▸ The exercise
Provide again, from the entries below, every line from the one containing "Write the Plotly code for this chart." through the one containing "0.45, 0.475, 0.499]", exactly as written, and no other line.

Dataset entries:
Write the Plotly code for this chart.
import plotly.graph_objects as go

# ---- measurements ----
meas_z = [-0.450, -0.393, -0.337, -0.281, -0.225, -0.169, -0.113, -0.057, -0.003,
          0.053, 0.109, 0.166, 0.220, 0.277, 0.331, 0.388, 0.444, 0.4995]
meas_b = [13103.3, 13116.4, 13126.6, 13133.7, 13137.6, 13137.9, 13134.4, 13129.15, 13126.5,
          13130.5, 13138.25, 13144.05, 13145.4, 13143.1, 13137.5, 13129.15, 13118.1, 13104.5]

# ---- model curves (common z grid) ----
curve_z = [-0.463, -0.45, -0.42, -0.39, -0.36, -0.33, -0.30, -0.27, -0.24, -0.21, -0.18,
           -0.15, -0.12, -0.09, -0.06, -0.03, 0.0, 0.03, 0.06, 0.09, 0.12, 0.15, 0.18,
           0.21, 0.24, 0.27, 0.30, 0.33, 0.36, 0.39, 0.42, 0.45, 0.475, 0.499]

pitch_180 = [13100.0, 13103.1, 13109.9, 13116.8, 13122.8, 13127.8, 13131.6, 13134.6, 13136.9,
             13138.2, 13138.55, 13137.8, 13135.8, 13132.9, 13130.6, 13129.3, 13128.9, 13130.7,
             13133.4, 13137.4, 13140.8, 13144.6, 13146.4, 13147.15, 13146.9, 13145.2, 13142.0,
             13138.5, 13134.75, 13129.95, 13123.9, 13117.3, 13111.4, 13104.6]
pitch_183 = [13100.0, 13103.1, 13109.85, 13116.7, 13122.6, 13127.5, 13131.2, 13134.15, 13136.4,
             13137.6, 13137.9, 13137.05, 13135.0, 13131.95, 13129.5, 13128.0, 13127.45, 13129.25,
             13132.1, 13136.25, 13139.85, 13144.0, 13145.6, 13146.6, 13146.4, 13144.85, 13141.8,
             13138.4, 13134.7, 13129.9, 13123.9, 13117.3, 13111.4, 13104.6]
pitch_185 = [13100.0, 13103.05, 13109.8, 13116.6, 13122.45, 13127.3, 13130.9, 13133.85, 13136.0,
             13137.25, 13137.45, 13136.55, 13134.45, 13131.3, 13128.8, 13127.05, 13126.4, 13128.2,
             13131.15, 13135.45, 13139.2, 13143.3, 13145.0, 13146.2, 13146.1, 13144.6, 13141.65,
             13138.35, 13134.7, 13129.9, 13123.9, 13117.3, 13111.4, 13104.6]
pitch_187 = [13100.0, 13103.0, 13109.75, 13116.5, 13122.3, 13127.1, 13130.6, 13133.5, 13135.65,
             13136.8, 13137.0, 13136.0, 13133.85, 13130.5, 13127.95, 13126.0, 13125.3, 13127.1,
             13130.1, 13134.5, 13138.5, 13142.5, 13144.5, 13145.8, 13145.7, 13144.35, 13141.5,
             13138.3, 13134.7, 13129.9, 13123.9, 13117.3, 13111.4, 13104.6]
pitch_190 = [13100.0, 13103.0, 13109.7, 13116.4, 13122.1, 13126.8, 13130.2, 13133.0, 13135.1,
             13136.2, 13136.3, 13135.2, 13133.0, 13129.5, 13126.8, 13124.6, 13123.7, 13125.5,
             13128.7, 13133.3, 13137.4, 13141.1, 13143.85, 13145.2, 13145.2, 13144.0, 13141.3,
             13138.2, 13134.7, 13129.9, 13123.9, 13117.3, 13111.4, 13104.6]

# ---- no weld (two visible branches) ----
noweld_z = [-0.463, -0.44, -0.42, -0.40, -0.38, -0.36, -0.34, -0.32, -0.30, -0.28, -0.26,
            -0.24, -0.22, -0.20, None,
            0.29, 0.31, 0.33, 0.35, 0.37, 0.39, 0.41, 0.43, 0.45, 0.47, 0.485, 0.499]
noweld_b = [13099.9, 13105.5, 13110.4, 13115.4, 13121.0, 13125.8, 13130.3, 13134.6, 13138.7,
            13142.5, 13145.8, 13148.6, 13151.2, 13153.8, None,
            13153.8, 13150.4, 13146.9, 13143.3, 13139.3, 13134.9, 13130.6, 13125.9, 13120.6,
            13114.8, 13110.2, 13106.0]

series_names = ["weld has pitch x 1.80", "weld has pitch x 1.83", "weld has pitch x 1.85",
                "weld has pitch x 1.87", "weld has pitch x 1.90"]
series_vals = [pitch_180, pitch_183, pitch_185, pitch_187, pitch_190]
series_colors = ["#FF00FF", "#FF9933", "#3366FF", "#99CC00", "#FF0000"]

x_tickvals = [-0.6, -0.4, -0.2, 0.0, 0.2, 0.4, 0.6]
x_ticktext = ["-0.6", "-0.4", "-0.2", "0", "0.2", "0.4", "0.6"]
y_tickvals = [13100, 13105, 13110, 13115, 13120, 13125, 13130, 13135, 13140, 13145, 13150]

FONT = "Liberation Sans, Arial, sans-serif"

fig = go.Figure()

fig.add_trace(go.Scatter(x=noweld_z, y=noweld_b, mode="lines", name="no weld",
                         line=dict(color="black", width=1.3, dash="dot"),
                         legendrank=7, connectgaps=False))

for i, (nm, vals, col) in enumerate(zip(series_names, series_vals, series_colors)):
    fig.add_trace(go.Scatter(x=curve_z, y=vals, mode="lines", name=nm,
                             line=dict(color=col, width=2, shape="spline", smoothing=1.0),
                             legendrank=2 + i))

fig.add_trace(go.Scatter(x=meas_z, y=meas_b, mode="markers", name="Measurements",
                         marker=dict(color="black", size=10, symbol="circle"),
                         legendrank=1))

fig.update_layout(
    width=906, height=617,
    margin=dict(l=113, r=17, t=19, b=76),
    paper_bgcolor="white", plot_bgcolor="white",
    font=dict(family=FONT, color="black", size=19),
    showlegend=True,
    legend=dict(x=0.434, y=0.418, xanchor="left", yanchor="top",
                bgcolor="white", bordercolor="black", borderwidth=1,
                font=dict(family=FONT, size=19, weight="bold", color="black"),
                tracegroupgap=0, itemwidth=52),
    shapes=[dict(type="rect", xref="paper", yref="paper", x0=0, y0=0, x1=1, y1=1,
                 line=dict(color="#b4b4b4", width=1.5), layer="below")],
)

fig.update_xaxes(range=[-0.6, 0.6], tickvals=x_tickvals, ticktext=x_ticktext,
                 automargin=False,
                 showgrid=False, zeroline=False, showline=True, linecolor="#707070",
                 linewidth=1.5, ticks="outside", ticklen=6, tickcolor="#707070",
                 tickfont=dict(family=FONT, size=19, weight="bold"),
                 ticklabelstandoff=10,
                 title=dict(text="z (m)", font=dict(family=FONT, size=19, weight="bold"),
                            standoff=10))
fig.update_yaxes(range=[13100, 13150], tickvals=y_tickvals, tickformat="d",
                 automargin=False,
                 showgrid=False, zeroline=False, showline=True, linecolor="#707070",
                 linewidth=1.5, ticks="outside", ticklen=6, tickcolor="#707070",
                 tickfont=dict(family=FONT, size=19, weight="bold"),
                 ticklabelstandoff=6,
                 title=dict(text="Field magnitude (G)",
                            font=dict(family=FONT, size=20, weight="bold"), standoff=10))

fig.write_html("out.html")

...

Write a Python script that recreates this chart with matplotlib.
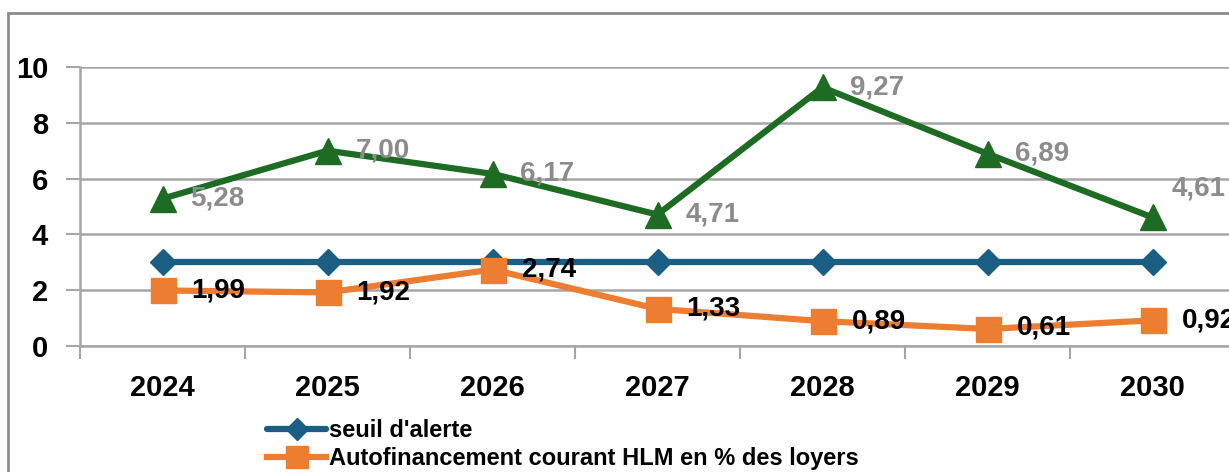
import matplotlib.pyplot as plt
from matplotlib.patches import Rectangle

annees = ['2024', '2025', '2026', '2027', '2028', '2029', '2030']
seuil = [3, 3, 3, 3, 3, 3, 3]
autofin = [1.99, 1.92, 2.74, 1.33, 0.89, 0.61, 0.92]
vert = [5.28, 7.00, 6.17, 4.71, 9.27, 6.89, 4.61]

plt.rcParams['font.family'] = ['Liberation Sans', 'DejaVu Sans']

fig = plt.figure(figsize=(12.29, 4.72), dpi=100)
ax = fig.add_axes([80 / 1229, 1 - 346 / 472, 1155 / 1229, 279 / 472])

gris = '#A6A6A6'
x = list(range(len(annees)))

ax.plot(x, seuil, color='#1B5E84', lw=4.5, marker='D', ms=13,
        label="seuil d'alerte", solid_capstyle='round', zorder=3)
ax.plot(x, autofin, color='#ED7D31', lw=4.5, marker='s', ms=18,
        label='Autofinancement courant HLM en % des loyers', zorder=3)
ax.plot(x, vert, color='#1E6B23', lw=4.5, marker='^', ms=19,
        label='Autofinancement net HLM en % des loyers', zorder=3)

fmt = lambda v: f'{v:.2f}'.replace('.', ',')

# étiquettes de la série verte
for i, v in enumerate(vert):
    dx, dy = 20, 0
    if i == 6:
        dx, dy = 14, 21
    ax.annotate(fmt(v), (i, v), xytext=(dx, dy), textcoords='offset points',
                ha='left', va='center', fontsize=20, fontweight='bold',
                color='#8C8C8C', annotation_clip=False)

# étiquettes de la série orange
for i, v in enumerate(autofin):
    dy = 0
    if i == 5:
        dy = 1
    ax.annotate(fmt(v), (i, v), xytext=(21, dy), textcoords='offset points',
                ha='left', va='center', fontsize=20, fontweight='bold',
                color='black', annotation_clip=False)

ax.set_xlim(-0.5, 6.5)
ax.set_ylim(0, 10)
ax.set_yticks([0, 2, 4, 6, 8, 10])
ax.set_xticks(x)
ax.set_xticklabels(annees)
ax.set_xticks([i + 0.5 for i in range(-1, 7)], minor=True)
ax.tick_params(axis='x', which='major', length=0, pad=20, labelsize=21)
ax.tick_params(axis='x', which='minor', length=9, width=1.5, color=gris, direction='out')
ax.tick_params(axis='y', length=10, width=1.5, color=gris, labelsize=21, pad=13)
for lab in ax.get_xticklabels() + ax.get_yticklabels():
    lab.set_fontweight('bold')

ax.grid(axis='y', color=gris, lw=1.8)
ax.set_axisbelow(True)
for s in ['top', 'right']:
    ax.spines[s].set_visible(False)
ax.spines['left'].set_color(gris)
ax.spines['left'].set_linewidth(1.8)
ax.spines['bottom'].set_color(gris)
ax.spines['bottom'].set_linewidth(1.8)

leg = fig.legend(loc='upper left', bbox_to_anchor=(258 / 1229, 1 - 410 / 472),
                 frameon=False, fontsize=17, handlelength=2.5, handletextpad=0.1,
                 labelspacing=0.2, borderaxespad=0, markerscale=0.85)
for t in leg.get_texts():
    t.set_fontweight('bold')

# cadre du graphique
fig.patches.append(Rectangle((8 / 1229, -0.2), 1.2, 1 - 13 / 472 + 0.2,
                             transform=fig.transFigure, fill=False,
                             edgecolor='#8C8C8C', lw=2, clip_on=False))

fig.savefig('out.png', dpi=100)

...

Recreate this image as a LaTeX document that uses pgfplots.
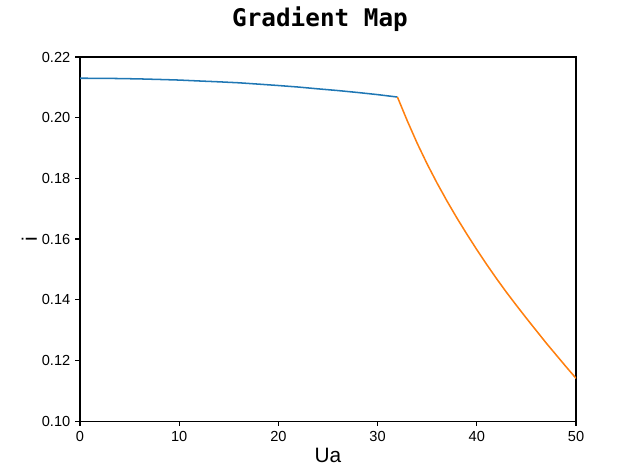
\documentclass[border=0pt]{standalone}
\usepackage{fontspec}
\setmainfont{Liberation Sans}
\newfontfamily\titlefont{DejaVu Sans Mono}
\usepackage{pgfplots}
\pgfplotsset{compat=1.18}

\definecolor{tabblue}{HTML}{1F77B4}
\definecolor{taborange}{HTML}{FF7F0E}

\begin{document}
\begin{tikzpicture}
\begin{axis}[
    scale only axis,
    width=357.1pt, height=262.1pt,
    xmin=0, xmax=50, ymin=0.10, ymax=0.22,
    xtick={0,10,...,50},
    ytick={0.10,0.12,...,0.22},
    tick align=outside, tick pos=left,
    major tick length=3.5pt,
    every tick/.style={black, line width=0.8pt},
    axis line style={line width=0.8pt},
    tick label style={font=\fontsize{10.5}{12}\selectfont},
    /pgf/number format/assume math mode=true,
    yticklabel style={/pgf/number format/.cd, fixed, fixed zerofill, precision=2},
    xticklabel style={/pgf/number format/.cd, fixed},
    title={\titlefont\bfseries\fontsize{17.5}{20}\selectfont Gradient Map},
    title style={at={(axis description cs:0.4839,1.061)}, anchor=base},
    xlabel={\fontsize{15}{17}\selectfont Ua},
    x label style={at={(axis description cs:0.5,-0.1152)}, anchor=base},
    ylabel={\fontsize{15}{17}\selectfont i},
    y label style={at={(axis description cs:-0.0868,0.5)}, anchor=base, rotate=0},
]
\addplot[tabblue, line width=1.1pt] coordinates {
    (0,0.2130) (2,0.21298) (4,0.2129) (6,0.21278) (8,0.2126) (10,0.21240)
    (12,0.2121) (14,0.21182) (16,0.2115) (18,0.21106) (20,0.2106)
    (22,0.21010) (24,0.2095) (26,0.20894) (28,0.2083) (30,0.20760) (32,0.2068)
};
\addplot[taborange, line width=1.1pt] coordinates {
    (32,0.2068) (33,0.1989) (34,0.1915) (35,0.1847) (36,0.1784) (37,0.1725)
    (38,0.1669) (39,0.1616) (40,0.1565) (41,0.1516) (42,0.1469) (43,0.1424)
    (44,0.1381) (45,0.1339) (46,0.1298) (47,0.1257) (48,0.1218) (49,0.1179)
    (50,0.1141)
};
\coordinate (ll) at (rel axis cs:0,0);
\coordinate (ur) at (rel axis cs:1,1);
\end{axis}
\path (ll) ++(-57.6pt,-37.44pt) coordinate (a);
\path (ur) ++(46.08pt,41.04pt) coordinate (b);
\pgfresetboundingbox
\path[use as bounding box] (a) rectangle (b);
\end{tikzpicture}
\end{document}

▸ Full answer
Write the Plotly code for this chart.
import plotly.graph_objects as go

# ---- measurements ----
meas_z = [-0.450, -0.393, -0.337, -0.281, -0.225, -0.169, -0.113, -0.057, -0.003,
          0.053, 0.109, 0.166, 0.220, 0.277, 0.331, 0.388, 0.444, 0.4995]
meas_b = [13103.3, 13116.4, 13126.6, 13133.7, 13137.6, 13137.9, 13134.4, 13129.15, 13126.5,
          13130.5, 13138.25, 13144.05, 13145.4, 13143.1, 13137.5, 13129.15, 13118.1, 13104.5]

# ---- model curves (common z grid) ----
curve_z = [-0.463, -0.45, -0.42, -0.39, -0.36, -0.33, -0.30, -0.27, -0.24, -0.21, -0.18,
           -0.15, -0.12, -0.09, -0.06, -0.03, 0.0, 0.03, 0.06, 0.09, 0.12, 0.15, 0.18,
           0.21, 0.24, 0.27, 0.30, 0.33, 0.36, 0.39, 0.42, 0.45, 0.475, 0.499]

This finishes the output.